« Une atteinte à la démocratie »

Pour Éric Halphen, vice-président du tribunal de grande instance de Paris, la suppression programmée du juge d’instruction menace l’indépendance de la justice.

Sébastien Fontenelle  • 15 janvier 2009 abonné·es

Que vous inspire l’annonce de la suppression des juges d’instruction, et de leur remplacement par des juges de l’instruction ?

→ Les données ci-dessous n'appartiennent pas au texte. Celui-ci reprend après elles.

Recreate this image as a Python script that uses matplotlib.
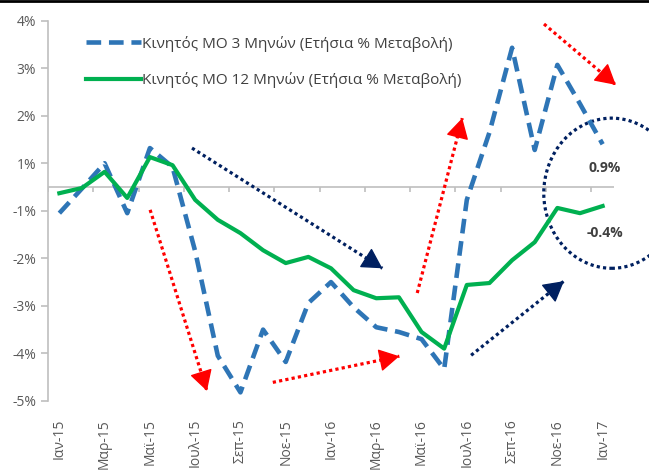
import matplotlib.pyplot as plt
import numpy as np
from matplotlib.lines import Line2D
from matplotlib.patches import Ellipse

plt.rcParams['font.family'] = ['Open Sans', 'DejaVu Sans']

# monthly data, Jan-15 .. Jan-17
months = ['Ιαν-15', 'Φεβ-15', 'Μαρ-15', 'Απρ-15', 'Μαϊ-15', 'Ιουν-15', 'Ιουλ-15', 'Αυγ-15',
          'Σεπ-15', 'Οκτ-15', 'Νοε-15', 'Δεκ-15', 'Ιαν-16', 'Φεβ-16', 'Μαρ-16', 'Απρ-16',
          'Μαϊ-16', 'Ιουν-16', 'Ιουλ-16', 'Αυγ-16', 'Σεπ-16', 'Οκτ-16', 'Νοε-16', 'Δεκ-16',
          'Ιαν-17']
ma3 = [-0.55, -0.03, 0.50, -0.55, 0.82, 0.42, -1.35, -3.55, -4.32, -3.00, -3.68, -2.44, -2.00,
       -2.53, -2.95, -3.05, -3.20, -3.83, -0.27, 1.15, 2.93, 0.78, 2.57, 1.75, 0.9]
ma12 = [-0.13, -0.02, 0.32, -0.23, 0.63, 0.46, -0.27, -0.69, -0.97, -1.33, -1.60, -1.47, -1.71,
        -2.17, -2.34, -2.32, -3.05, -3.40, -2.06, -2.02, -1.54, -1.16, -0.44, -0.55, -0.4]

label3 = 'Κινητός ΜΟ 3 Μηνών (Ετήσια % Μεταβολή)'
label12 = 'Κινητός ΜΟ 12 Μηνών (Ετήσια % Μεταβολή)'

ytick_pos = [-4.5, -3.5, -2.5, -1.5, -0.5, 0.5, 1.5, 2.5, 3.5]
ytick_labels = ['-5%', '-4%', '-3%', '-2%', '-1%', '1%', '2%', '3%', '4%']

# annotation arrows: (start, end, colour)
arrows = [
    ((5.86, 0.82), (14.27, -1.71), '#002060'),
    ((4.01, -0.48), (6.52, -4.29), '#ff0000'),
    ((9.43, -4.11), (15.02, -3.56), '#ff0000'),
    ((15.81, -2.23), (17.80, 1.45), '#ff0000'),
    ((18.19, -3.54), (22.29, -1.98), '#002060'),
    ((21.41, 3.43), (24.58, 2.15), '#ff0000'),
]

fig = plt.figure(figsize=(6.49, 4.70), dpi=100)
ax = fig.add_axes([0.074, 0.147, 0.872, 0.809])

x = np.arange(len(months))
ax.plot(x, ma3, color='#2e75b6', lw=3.3, linestyle=(0, (3.2, 1.7)), label=label3)
ax.plot(x, ma12, color='#00b050', lw=3.0, label=label12)

ax.set_xlim(-0.5, len(months) - 0.5)
ax.set_ylim(-4.5, 3.5)

# zero line with tick marks
ax.axhline(0, color='#bfbfbf', lw=1.2, zorder=1)
ax.vlines(np.arange(-0.5, len(months), 2), -0.1, 0, color='#bfbfbf', lw=1.2, zorder=1)

ax.set_yticks(ytick_pos)
ax.set_yticklabels(ytick_labels)
ax.set_xticks(x[::2])
ax.set_xticklabels(months[::2], rotation=90, va='top')
ax.tick_params(axis='y', colors='#bfbfbf', labelcolor='#595959', labelsize=10, length=5, width=1.2)
ax.tick_params(axis='x', length=0, labelcolor='#595959', labelsize=10, pad=13)
for s in ['top', 'right', 'bottom']:
    ax.spines[s].set_visible(False)
ax.spines['left'].set_color('#bfbfbf')
ax.spines['left'].set_linewidth(1.2)

# end labels
ax.text(x[-1] + 0.1, ma3[-1] - 0.5, f'{ma3[-1]:.1f}%', ha='center', va='center',
        fontsize=10, fontweight='bold', color='#404040')
ax.text(x[-1] + 0.1, ma12[-1] - 0.57, f'{ma12[-1]:.1f}%', ha='center', va='center',
        fontsize=10, fontweight='bold', color='#404040')

# dotted arrows
for (x0, y0), (x1, y1), c in arrows:
    ax.plot([x0, x1], [y0, y1], color=c, lw=2.3, linestyle=(0, (1, 1)), clip_on=False)
    ax.annotate('', xy=(x1, y1), xytext=(x1 - (x1 - x0) * 0.02, y1 - (y1 - y0) * 0.02),
                arrowprops=dict(arrowstyle='-|>,head_length=0.8,head_width=0.45',
                                color=c, lw=1, mutation_scale=16, shrinkA=0, shrinkB=0),
                annotation_clip=False)

ax.add_patch(Ellipse((24.4, -0.13), 6.0, 3.16, fill=False, edgecolor='#002060',
                     lw=2.3, linestyle=(0, (1, 1)), clip_on=False))

leg = ax.legend(loc='upper left', bbox_to_anchor=(0.12, 0.94), bbox_transform=fig.transFigure,
                frameon=False, fontsize=11, handlelength=3.6, labelspacing=1.35,
                handletextpad=0.1, labelcolor='#404040', borderpad=0)

fig.add_artist(Line2D([0, 1], [0.997, 0.997], color='black', lw=2))

fig.savefig('out.png', dpi=100)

Éric Halphen : C’est une atteinte à la démocratie, et un basculement vers une justice « à l’anglo-saxonne ». Dans le système judiciaire français, il y a d’un côté le parquet, de l’autre la défense, et, entre les deux, un homme libre : le juge d’instruction. C’est la procédure inquisitoire. Le système accusatoire anglo-saxon, où ce juge n’existe pas, se réduit à une confrontation entre le parquet et la défense. Les deux options sont défendables, mais le système français est beaucoup plus démocratique : quand le mis en cause, par exemple, n’a pas les moyens financiers d’assurer correctement sa défense, le juge d’instruction mène, à charge et à décharge, les vérifications qui s’imposent. Et le contradictoire est mieux assuré. Or, mécaniquement, la disparition du juge d’instruction entraîne le passage au système accusatoire, où le juge « de l’instruction » ne sera plus là que pour autoriser – ou pas – les moments coercitifs de l’enquête (perquisitions, gardes à vue, mandats ­d’amener ou d’arrêt), un peu comme on le voit faire dans les séries américaines. Un tel système n’est cependant pas scandaleux – à la condition expresse que le parquet soit totalement indépendant. Or, le chef de l’État n’a rien dit là-dessus, et pour cause : il n’est pas du tout partisan d’une telle indépendance.

Vous avez instruit, en son temps, l’affaire dite « des HLM de la Ville de Paris ». Qu’en sera-t-il de tels dossiers quand le juge d’instruction aura disparu ?

Il n’y aura tout simplement pas d’enquête ! Imaginons que les services fiscaux dénoncent à la justice un système de fausse facturation au sein d’une société lambda, au profit d’un parti politique : le parquet, maître de l’opportunité des poursuites, pourra enquêter – ou pas –, mais s’il découvre que le dossier met en cause le pouvoir, il y a fort à parier qu’il cessera toute investigation. La disparition programmée du juge d’instruction est clairement une reprise en main politique, pour éviter le débordement des affaires.


Ses partisans la présentent pourtant comme une garantie supplémentaire – pour éviter notamment, disent-ils, de nouveaux Outreau.

Dans l’affaire d’Outreau, le juge d’instruction n’était pas seul en cause : le parquet a toujours requis le maintien des prévenus en détention, et leur renvoi devant la cour d’assises ! On dit aussi que l’annonce présidentielle est un effet de l’affaire Filippis, du nom de ce journaliste de Libération placé en garde à vue : le pouvoir semble considérer qu’il n’est pas normal qu’un « petit juge » puisse infliger un traitement dégradant à des cols blancs. Mais, dans l’affaire Filippis, c’est aussi le comportement des fonctionnaires de police qui est contestable : or, là-dessus, Sarkozy n’a rien dit. Nous aurons donc une police totalement dépendante d’un parquet lui-même dépendant.
Entendons-nous bien : il n’est pas question de nier certains dysfonctionnements. Il est exact qu’il y a trop de détentions provisoires, et que des magistrats instructeurs négligent de répondre à certaines demandes des avocats. On pouvait remédier facilement à ces manquements – par exemple, en nommant plusieurs juges pour instruire chaque dossier. Le président de la République préfère supprimer purement et simplement les juges d’instruction, et c’est une atteinte gravissime à l’indépendance de la justice, où ne subsistera plus aucun contre-pouvoir, puisque les parquetiers récalcitrants, s’il en reste, pourront être mutés s’ils montrent des velléités d’insoumission. Il me semble que ça devrait susciter dans l’opinion de très vives réactions : il y va, ni plus ni moins, de la démocratie.